Repeat exactly, and only, the lines from the one that contains "Rebuild this chart" to the one that contains "import plotly.graph_objects as go", both ends included. Omit every picture.

- _Code that draws figures_:
☆ ☆ ☆ ☆ ☆ ☆ ☆

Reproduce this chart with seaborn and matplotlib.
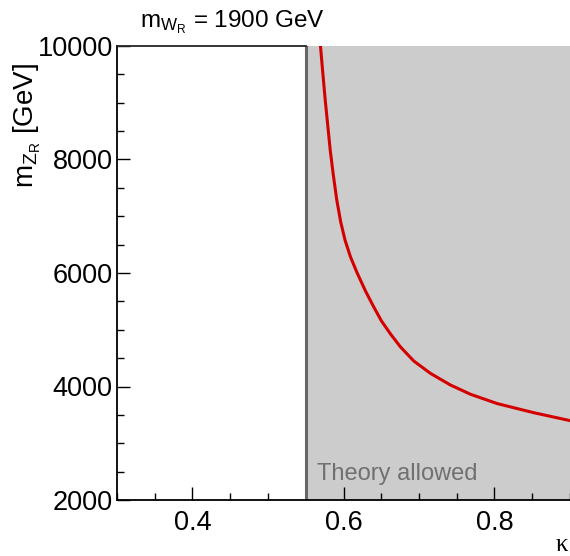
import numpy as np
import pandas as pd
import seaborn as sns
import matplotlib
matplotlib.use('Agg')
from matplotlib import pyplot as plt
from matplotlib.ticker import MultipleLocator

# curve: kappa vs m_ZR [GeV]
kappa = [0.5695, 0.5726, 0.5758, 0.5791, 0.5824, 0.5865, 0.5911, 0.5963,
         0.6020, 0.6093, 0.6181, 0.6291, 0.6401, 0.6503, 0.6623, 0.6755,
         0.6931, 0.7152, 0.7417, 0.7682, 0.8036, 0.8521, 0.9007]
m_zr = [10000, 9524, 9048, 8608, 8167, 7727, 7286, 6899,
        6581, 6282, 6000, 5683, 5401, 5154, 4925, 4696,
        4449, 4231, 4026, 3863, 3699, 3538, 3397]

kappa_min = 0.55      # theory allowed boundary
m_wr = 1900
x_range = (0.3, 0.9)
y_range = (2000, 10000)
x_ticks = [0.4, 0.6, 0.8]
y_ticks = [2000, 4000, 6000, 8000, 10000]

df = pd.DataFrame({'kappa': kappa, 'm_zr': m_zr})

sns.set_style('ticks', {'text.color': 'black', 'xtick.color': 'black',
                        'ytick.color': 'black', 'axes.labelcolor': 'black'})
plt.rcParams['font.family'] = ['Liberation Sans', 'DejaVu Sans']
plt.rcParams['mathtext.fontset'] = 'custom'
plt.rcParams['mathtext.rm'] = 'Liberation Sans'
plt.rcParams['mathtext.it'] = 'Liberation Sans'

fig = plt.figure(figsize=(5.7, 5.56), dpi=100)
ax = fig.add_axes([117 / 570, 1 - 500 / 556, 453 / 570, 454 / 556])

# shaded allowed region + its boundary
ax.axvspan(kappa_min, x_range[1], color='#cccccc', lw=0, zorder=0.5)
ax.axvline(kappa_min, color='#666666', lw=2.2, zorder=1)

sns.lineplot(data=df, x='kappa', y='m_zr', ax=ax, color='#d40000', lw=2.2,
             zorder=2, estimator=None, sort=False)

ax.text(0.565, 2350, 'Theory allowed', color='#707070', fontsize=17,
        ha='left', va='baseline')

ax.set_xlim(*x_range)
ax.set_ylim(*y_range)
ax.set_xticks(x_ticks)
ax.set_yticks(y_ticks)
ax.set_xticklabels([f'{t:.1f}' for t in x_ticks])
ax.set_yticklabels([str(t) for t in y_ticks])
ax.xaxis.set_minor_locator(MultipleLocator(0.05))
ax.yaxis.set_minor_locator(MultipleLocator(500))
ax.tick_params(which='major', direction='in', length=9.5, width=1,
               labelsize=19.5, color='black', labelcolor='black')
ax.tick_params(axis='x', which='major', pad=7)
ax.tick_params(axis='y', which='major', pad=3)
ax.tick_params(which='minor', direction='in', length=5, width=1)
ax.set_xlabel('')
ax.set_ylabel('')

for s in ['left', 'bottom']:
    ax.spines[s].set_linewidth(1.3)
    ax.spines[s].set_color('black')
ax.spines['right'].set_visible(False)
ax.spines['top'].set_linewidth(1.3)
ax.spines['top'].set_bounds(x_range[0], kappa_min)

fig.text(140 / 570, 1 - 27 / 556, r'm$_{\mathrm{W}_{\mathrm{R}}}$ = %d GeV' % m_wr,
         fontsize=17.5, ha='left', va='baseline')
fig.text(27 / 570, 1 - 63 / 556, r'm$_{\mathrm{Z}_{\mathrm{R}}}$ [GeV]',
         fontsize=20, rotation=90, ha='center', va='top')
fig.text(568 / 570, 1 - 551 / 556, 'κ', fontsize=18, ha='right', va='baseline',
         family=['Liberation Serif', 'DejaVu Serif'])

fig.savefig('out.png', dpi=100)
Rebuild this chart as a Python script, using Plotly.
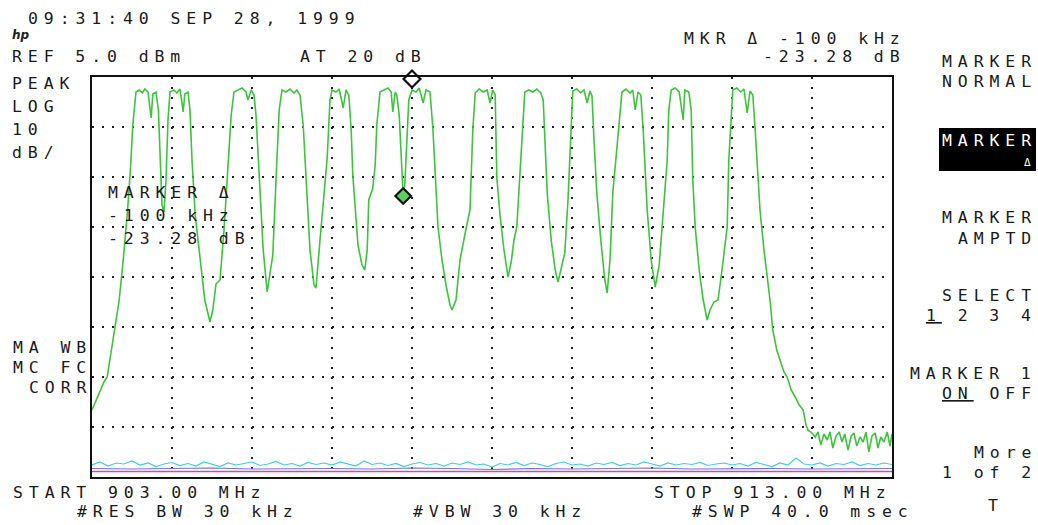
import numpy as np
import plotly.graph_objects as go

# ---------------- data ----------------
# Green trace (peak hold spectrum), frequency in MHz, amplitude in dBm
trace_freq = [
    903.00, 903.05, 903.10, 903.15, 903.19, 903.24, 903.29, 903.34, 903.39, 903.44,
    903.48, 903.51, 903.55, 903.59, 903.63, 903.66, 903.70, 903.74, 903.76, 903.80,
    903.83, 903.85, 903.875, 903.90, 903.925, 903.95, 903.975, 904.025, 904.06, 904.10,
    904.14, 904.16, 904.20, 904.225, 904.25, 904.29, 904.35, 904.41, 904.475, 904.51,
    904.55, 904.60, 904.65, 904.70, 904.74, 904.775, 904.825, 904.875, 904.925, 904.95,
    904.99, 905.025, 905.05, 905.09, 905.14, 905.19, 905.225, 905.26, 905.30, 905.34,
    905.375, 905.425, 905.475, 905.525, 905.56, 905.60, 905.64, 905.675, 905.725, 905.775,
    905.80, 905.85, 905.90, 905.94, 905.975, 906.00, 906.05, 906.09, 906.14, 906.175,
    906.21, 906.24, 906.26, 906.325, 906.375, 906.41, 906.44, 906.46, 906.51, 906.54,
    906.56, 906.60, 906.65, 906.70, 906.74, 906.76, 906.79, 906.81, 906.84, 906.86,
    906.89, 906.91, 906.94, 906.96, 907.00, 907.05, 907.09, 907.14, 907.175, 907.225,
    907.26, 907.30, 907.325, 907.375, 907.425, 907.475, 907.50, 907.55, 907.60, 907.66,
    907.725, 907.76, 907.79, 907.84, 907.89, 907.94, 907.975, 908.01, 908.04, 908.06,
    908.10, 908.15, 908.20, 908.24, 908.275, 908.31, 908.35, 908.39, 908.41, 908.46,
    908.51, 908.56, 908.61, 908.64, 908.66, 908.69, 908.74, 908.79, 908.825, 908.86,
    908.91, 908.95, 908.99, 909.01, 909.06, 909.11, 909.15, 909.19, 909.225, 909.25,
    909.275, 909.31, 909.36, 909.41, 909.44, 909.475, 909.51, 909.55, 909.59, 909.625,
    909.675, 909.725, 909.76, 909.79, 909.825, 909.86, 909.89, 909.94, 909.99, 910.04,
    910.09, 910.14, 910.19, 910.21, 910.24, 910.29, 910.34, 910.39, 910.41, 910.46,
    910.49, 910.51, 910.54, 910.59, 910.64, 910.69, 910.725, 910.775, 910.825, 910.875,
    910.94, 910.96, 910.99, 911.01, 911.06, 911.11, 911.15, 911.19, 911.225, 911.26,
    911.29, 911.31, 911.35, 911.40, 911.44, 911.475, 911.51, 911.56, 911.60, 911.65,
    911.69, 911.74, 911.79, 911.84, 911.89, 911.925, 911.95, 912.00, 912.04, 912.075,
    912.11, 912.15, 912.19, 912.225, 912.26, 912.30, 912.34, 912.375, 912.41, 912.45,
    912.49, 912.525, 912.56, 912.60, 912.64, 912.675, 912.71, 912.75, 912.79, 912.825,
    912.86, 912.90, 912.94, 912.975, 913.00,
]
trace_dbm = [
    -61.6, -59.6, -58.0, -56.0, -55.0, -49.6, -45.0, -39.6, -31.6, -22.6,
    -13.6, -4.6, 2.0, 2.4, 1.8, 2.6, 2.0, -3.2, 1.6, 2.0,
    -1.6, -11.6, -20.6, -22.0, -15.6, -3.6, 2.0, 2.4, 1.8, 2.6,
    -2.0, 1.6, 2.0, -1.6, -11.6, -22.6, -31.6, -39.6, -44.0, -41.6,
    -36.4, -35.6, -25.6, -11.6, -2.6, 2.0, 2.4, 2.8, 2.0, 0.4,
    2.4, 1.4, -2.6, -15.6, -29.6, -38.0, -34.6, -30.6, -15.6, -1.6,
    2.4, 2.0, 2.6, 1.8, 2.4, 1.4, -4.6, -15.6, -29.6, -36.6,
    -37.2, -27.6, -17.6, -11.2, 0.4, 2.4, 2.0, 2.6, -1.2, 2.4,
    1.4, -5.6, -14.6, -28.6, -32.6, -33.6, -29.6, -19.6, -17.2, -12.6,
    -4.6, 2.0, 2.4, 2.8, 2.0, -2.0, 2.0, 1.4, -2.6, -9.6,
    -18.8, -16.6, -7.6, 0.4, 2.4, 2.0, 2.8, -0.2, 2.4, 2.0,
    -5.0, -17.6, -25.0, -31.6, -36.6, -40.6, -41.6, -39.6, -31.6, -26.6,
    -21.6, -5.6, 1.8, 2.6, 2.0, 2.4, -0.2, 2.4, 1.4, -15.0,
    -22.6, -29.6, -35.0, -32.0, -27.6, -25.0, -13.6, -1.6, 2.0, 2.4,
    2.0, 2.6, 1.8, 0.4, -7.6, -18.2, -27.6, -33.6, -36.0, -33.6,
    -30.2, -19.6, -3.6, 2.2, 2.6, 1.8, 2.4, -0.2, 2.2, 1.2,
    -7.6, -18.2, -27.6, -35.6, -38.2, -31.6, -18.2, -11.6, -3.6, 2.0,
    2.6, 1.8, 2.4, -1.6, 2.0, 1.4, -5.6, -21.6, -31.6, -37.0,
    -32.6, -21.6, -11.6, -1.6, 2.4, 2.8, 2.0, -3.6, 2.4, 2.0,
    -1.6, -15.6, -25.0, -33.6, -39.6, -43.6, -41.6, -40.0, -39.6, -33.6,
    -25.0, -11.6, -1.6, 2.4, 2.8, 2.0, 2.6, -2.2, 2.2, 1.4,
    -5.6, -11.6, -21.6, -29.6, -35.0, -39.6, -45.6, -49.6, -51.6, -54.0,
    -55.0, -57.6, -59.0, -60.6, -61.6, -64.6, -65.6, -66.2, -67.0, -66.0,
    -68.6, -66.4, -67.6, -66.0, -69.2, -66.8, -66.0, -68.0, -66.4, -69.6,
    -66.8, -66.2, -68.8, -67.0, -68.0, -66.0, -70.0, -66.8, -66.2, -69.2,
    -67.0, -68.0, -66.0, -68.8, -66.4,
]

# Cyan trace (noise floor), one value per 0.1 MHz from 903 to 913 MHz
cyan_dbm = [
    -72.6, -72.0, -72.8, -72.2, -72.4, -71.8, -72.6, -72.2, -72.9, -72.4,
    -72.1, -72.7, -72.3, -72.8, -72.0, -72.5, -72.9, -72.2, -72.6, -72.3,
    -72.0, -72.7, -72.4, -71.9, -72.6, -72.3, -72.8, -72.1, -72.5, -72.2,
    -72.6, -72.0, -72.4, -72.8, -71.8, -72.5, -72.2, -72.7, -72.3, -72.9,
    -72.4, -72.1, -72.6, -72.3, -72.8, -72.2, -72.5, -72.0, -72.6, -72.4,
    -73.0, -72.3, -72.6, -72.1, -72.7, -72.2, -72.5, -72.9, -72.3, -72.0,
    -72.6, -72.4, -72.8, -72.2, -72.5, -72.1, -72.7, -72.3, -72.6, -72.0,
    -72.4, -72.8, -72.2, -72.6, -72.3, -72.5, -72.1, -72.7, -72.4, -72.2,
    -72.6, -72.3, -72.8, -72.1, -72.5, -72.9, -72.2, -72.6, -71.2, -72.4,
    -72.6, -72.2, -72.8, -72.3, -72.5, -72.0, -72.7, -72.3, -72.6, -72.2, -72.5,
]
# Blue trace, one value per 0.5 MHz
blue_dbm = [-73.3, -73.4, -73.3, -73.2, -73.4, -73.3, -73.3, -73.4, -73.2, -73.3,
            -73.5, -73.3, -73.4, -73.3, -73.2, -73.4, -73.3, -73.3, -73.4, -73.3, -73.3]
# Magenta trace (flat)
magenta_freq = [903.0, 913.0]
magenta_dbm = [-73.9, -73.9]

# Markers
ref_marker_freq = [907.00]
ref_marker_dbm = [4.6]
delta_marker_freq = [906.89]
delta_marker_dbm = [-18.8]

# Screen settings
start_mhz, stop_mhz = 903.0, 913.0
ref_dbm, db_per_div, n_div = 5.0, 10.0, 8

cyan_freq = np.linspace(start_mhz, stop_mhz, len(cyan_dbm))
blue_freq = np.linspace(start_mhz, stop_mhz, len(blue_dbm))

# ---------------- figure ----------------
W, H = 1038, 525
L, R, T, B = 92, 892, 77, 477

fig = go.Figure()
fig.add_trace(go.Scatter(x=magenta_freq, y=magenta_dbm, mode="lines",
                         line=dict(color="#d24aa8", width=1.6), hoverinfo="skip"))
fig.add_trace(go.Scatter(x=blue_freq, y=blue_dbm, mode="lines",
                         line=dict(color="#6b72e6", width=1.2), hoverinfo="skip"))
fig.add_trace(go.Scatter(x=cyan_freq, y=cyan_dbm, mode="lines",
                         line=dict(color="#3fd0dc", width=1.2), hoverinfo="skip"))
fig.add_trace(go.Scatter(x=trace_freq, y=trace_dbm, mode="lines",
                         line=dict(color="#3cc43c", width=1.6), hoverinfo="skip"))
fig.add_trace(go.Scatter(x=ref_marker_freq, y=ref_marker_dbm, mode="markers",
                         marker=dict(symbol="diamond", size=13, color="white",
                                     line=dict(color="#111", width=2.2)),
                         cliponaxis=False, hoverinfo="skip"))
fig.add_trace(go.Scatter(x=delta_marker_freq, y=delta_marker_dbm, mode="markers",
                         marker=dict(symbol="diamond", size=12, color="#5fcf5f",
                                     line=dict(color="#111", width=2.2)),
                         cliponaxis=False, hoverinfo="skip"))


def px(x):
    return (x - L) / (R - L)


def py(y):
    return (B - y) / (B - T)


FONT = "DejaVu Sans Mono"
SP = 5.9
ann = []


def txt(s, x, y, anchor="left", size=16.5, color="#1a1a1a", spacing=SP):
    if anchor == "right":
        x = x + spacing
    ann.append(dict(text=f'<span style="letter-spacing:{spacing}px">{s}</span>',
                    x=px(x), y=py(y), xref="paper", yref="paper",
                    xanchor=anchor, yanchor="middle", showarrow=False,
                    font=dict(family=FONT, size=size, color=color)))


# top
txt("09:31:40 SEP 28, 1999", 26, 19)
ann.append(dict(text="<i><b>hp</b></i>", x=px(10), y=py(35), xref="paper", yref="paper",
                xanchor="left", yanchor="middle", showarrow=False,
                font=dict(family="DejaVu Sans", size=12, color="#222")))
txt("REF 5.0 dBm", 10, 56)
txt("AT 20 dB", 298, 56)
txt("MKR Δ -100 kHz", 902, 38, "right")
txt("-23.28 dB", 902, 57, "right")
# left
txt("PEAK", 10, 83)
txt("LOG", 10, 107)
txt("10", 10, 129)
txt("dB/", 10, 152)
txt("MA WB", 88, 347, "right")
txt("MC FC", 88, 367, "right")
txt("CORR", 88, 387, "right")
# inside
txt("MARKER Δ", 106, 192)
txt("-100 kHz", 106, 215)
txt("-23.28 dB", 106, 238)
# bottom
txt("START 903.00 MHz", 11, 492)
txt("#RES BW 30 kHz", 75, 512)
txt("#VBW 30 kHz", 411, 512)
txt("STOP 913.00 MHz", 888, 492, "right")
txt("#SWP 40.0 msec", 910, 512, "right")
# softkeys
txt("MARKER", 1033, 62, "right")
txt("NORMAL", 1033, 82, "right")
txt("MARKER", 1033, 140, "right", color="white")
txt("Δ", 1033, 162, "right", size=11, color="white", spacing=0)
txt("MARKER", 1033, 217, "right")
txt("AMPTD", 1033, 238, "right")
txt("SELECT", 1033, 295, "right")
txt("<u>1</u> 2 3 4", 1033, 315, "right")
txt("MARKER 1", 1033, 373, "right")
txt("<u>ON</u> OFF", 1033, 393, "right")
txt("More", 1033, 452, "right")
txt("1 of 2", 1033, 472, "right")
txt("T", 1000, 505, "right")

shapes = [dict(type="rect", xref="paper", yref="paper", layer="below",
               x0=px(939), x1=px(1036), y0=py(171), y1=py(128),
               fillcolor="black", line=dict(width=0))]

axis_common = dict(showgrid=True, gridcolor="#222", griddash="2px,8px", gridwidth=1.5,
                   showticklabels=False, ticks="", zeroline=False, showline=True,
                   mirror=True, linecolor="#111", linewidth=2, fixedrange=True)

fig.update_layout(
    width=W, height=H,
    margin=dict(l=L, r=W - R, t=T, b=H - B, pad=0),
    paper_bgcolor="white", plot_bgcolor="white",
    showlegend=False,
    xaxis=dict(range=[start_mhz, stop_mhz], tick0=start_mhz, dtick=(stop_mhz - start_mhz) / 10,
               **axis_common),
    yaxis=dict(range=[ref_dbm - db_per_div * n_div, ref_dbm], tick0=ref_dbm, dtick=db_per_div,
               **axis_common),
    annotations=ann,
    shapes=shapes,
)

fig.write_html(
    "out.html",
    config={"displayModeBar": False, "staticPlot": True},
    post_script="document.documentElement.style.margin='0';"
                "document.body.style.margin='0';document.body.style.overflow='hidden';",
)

☆ ☆ ☆ ☆ ☆ ☆ ☆

- _SOLUTION FOR THIS EXERCISE_:
Rebuild this chart as a Python script, using Plotly.
import numpy as np
import plotly.graph_objects as go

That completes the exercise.